The full outbreak of Romney Derangement Syndrome
posted at 12:07 pm on July 14, 2012 by Karl
This week in the presidential campaign was driven by several stories, primarily Mitt Romney’s speech to the NAACP convention; the likely bogus rumor that Romney was considering Condoleeza Rice as his vice-presidential pick; and the hysterical, bogus claim that Romney may be a felon based on decade-old SEC filings. Let’s look at the common thread running through them.
Partisans on both sides of the aisle questioned Romney’s decision to appear at the NAACP convention, given that African-Americans have been a solidly reliable Democratic voting bloc for decades.

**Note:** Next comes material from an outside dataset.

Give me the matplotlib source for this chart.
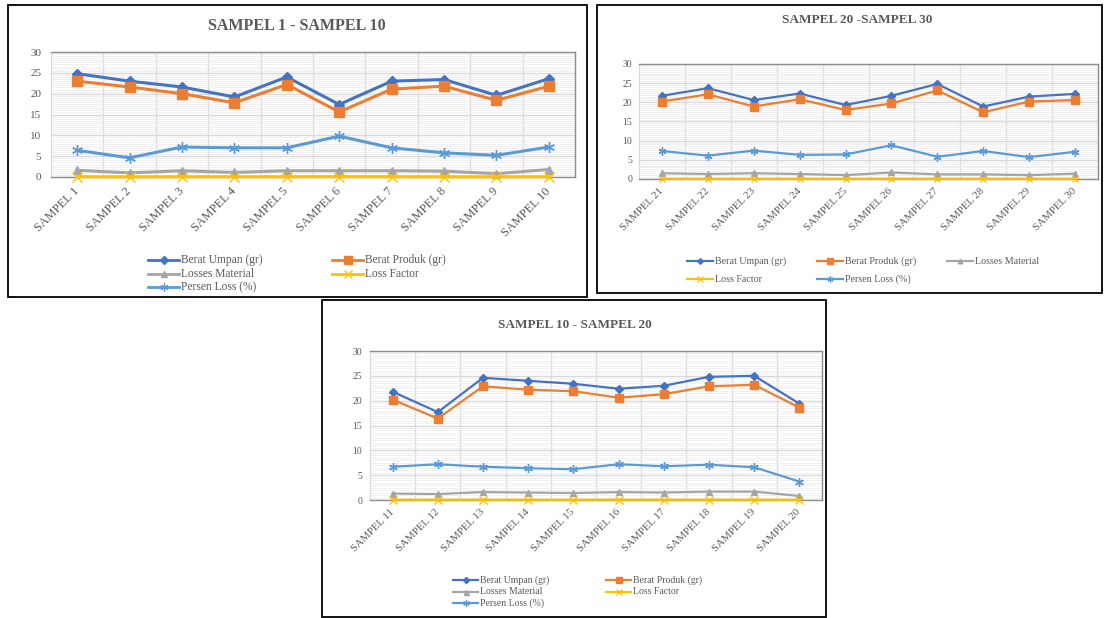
import matplotlib
matplotlib.use("Agg")
import matplotlib.pyplot as plt
from matplotlib.lines import Line2D
from matplotlib.patches import Rectangle
import numpy as np

W, H, DPI = 1107, 618, 100

SERIES = ["Berat Umpan (gr)", "Berat Produk (gr)", "Losses Material",
          "Loss Factor", "Persen Loss (%)"]

# ---- SAMPEL 1 - SAMPEL 10 ----
cats_1_10 = ["SAMPEL 1", "SAMPEL 2", "SAMPEL 3", "SAMPEL 4", "SAMPEL 5",
             "SAMPEL 6", "SAMPEL 7", "SAMPEL 8", "SAMPEL 9", "SAMPEL 10"]
umpan_1_10 = [24.8, 23.0, 21.6, 19.2, 24.0, 17.4, 23.0, 23.4, 19.6, 23.6]
produk_1_10 = [23.0, 21.6, 20.0, 17.8, 22.2, 15.6, 21.1, 21.8, 18.4, 21.8]
losses_1_10 = [1.6, 1.0, 1.5, 1.1, 1.5, 1.5, 1.5, 1.4, 0.8, 1.8]
factor_1_10 = [0.07, 0.05, 0.07, 0.07, 0.07, 0.10, 0.07, 0.06, 0.05, 0.07]
persen_1_10 = [6.4, 4.6, 7.2, 7.0, 7.0, 9.8, 7.0, 5.8, 5.2, 7.2]

# ---- SAMPEL 11 - SAMPEL 20 ----
cats_11_20 = ["SAMPEL 11", "SAMPEL 12", "SAMPEL 13", "SAMPEL 14", "SAMPEL 15",
              "SAMPEL 16", "SAMPEL 17", "SAMPEL 18", "SAMPEL 19", "SAMPEL 20"]
umpan_11_20 = [21.8, 17.7, 24.6, 24.0, 23.4, 22.4, 23.0, 24.8, 25.0, 19.4]
produk_11_20 = [20.2, 16.4, 22.9, 22.2, 21.9, 20.6, 21.3, 22.9, 23.2, 18.6]
losses_11_20 = [1.3, 1.2, 1.6, 1.5, 1.4, 1.6, 1.5, 1.7, 1.7, 0.8]
factor_11_20 = [0.07, 0.07, 0.07, 0.06, 0.06, 0.07, 0.07, 0.07, 0.07, 0.04]
persen_11_20 = [6.7, 7.2, 6.7, 6.4, 6.2, 7.2, 6.8, 7.1, 6.6, 3.7]

# ---- SAMPEL 21 - SAMPEL 30 ----
cats_21_30 = ["SAMPEL 21", "SAMPEL 22", "SAMPEL 23", "SAMPEL 24", "SAMPEL 25",
              "SAMPEL 26", "SAMPEL 27", "SAMPEL 28", "SAMPEL 29", "SAMPEL 30"]
umpan_21_30 = [21.7, 23.7, 20.6, 22.3, 19.3, 21.7, 24.8, 18.9, 21.5, 22.2]
produk_21_30 = [20.2, 22.1, 18.9, 20.8, 18.0, 19.7, 23.1, 17.4, 20.2, 20.6]
losses_21_30 = [1.5, 1.3, 1.5, 1.3, 1.0, 1.7, 1.2, 1.2, 1.0, 1.4]
factor_21_30 = [0.07, 0.06, 0.07, 0.06, 0.06, 0.09, 0.06, 0.07, 0.06, 0.07]
persen_21_30 = [7.3, 6.1, 7.4, 6.3, 6.4, 8.8, 5.8, 7.3, 5.7, 7.1]

COLORS = {"Berat Umpan (gr)": "#4472C4", "Berat Produk (gr)": "#ED7D31",
          "Losses Material": "#A5A5A5", "Loss Factor": "#FFC000",
          "Persen Loss (%)": "#5B9BD5"}
MARKERS = {"Berat Umpan (gr)": "D", "Berat Produk (gr)": "s",
           "Losses Material": "^", "Loss Factor": "x",
           "Persen Loss (%)": (6, 2, 0)}
MSCALE = {"Berat Umpan (gr)": 0.7, "Berat Produk (gr)": 1.0,
          "Losses Material": 0.8, "Loss Factor": 0.9,
          "Persen Loss (%)": 1.05}

SERIF = "Liberation Serif"
TXT = "#595959"

fig = plt.figure(figsize=(W / DPI, H / DPI), dpi=DPI)
fig.patch.set_facecolor("white")


def frac_rect(x0, y0, x1, y1):
    return [x0 / W, 1 - y1 / H, (x1 - x0) / W, (y1 - y0) / H]


def series_style(name, ms, lw, mew=1.2):
    kw = dict(color=COLORS[name], marker=MARKERS[name], lw=lw,
              ms=ms * MSCALE[name], solid_joinstyle="round")
    if name in ("Loss Factor", "Persen Loss (%)"):
        kw["mew"] = mew
    else:
        kw["mec"] = COLORS[name]
    return kw


def draw_panel(box, plot, title, title_pos, title_fs, cats, values, ms, lw,
               ytick_fs, ypad, xtick_fs, xpad, legend_items, legend_fs,
               handle_len, legend_lw):
    fig.add_artist(Rectangle((box[0] / W, 1 - box[3] / H),
                             (box[2] - box[0]) / W, (box[3] - box[1]) / H,
                             transform=fig.transFigure, fill=False,
                             ec="black", lw=1.3, zorder=5))
    fig.text(title_pos[0] / W, 1 - title_pos[1] / H, title, ha="center",
             va="center", fontsize=title_fs, fontweight="bold",
             family=SERIF, color=TXT)

    ax = fig.add_axes(frac_rect(*plot))
    n = len(cats)
    x = np.arange(n)
    for z, (name, vals) in enumerate(zip(SERIES, values)):
        ax.plot(x, vals, zorder=3 + z, clip_on=False,
                **series_style(name, ms, lw, mew=1.0))

    ax.set_xlim(-0.5, n - 0.5)
    ax.set_ylim(0, 30)
    ax.set_yticks(range(0, 31, 5))
    ax.set_yticks(np.arange(0, 30, 0.5), minor=True)
    ax.set_xticks(x)
    ax.set_xticks(np.arange(0.5, n - 1, 1.0), minor=True)
    ax.yaxis.grid(True, which="minor", color="#eeeeee", lw=0.6)
    ax.yaxis.grid(True, which="major", color="#d9d9d9", lw=1.0)
    ax.xaxis.grid(True, which="minor", color="#d9d9d9", lw=1.0)
    ax.xaxis.grid(False, which="major")
    ax.set_axisbelow(True)

    for side in ("top", "right", "bottom"):
        ax.spines[side].set_color("#8c8c8c")
        ax.spines[side].set_linewidth(1.0)
    ax.spines["left"].set_color("#d9d9d9")

    ax.tick_params(which="both", length=0)
    ax.tick_params(axis="y", labelsize=ytick_fs, labelcolor=TXT, pad=ypad)
    for lab in ax.get_yticklabels():
        lab.set_family(SERIF)
    ax.set_xticklabels(cats, rotation=45, ha="right", va="center",
                       rotation_mode="anchor", family=SERIF,
                       fontsize=xtick_fs, color=TXT)
    ax.tick_params(axis="x", pad=xpad)

    # legend entries placed on a grid below the plot
    for name, (lx, ly) in legend_items:
        xs = [lx / W, (lx + handle_len / 2) / W, (lx + handle_len) / W]
        ys = [1 - ly / H] * 3
        st = series_style(name, ms * 0.75, legend_lw, mew=0.9)
        fig.add_artist(Line2D(xs, ys, transform=fig.transFigure,
                              markevery=[1], **st))
        fig.text((lx + handle_len + 2) / W, 1 - ly / H, name, ha="left",
                 va="center", family=SERIF, fontsize=legend_fs, color=TXT)
    return ax


# SAMPEL 1 - SAMPEL 10 (top left)
draw_panel(box=(8, 5, 587, 297), plot=(51, 52, 575, 177),
           title="SAMPEL 1 - SAMPEL 10", title_pos=(297, 26), title_fs=11.5,
           cats=cats_1_10,
           values=[umpan_1_10, produk_1_10, losses_1_10, factor_1_10,
                   persen_1_10],
           ms=7.5, lw=2.2, ytick_fs=8, ypad=7, xtick_fs=8.8, xpad=9,
           legend_items=[("Berat Umpan (gr)", (148, 260)),
                         ("Berat Produk (gr)", (332, 260)),
                         ("Losses Material", (148, 274)),
                         ("Loss Factor", (332, 274)),
                         ("Persen Loss (%)", (148, 287))],
           legend_fs=8.3, handle_len=31, legend_lw=2.0)

# SAMPEL 20 - SAMPEL 30 (top right)
draw_panel(box=(597, 5, 1102, 293), plot=(639, 64, 1098, 179),
           title="SAMPEL 20 -SAMPEL 30", title_pos=(857, 20), title_fs=9.5,
           cats=cats_21_30,
           values=[umpan_21_30, produk_21_30, losses_21_30, factor_21_30,
                   persen_21_30],
           ms=5.5, lw=1.6, ytick_fs=7, ypad=5, xtick_fs=7.8, xpad=7.5,
           legend_items=[("Berat Umpan (gr)", (687, 261)),
                         ("Berat Produk (gr)", (817, 261)),
                         ("Losses Material", (947, 261)),
                         ("Loss Factor", (687, 279)),
                         ("Persen Loss (%)", (817, 279))],
           legend_fs=7.2, handle_len=26, legend_lw=1.6)

# SAMPEL 10 - SAMPEL 20 (bottom centre)
draw_panel(box=(322, 300, 826, 617), plot=(370, 351, 822, 500),
           title="SAMPEL 10 - SAMPEL 20", title_pos=(575, 325), title_fs=9.5,
           cats=cats_11_20,
           values=[umpan_11_20, produk_11_20, losses_11_20, factor_11_20,
                   persen_11_20],
           ms=6, lw=1.6, ytick_fs=7, ypad=5.5, xtick_fs=7.8, xpad=7.5,
           legend_items=[("Berat Umpan (gr)", (453, 580)),
                         ("Berat Produk (gr)", (606, 580)),
                         ("Losses Material", (453, 592)),
                         ("Loss Factor", (606, 592)),
                         ("Persen Loss (%)", (453, 603))],
           legend_fs=7, handle_len=25, legend_lw=1.6)

fig.savefig("out.png", dpi=DPI, facecolor="white")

However, a Romney campaign adviser told BuzzFeed that Romney’s attendance at the convention wasn’t primarily intended to break off a portion of the black vote, but to make clear to moderates that he intends to be an inclusive president. (I would suggest this was also part of the motivation for the Condi VP leak, if it came from the campaign.) It is really polite code for saying Romney was going after the votes of white college graduates, particularly women.
Recall how the Emerging Democratic Majority theorists see this campaign:
[Ruy] Teixeira, writing with John Halpin, argues in “The Path to 270: Demographics versus Economics in the 2012 Presidential Election,” that in order to be re-elected, President Obama must keep his losses among white college graduates to the 4-point margin of 2008 (47-51). Why? Otherwise he will not be able to survive a repetition of 2010, when white working-class voters supported Republican House candidates by a record-setting margin of 63-33.
Obama’s alternative path to victory, according to Teixeira and Halpin, would be to keep his losses among all white voters at the same level John Kerry did in 2004, when he lost them by 17 points, 58-41. This would be a step backwards for Obama, who lost among all whites in 2008 by only 12 points (55-43). Obama can afford to drop to Kerry’s white margins because, between 2008 and 2012, the pro-Democratic minority share of the electorate is expected to grow by two percentage points and the white share to decline by the same amount, reflecting the changing composition of the national electorate.
Recent polling suggests Obama’s current support among non-college whites remains mired about where is was for Democrats in 2010. However, Obama has largely maintained his support with white college grads, still within the margin of error of that 47% he won in 2008. If he erodes much further in that demographic, it is also unlikely that he would be able to achieve the alternate target for the overall white vote.
Obama’s precarious position in this regard explains the increasingly negative, hysterical and defamatory campaign being waged by Team Obama, promoted by various establishment media outlets at different times over the past few weeks, culminating in the full flowering of Romney Derangement Syndrome at this week’s end. Team Obama must increasingly rely on the “otherization” of Romney (and his church) of the sort the very same people roundly condemned and marginalized when attempted against Obama in 2008. Indeed, Obama started painting himself into his current corner during the 2008 primaries. Obama ran — and has largely governed — against the Clintonian version of the Democratic Party, now extending to Obama’s weakening of welfare reform. It is thus not terribly surprising that Obama’s tenuous grip on white college grads has become the flashpoint of the 2012 campaign.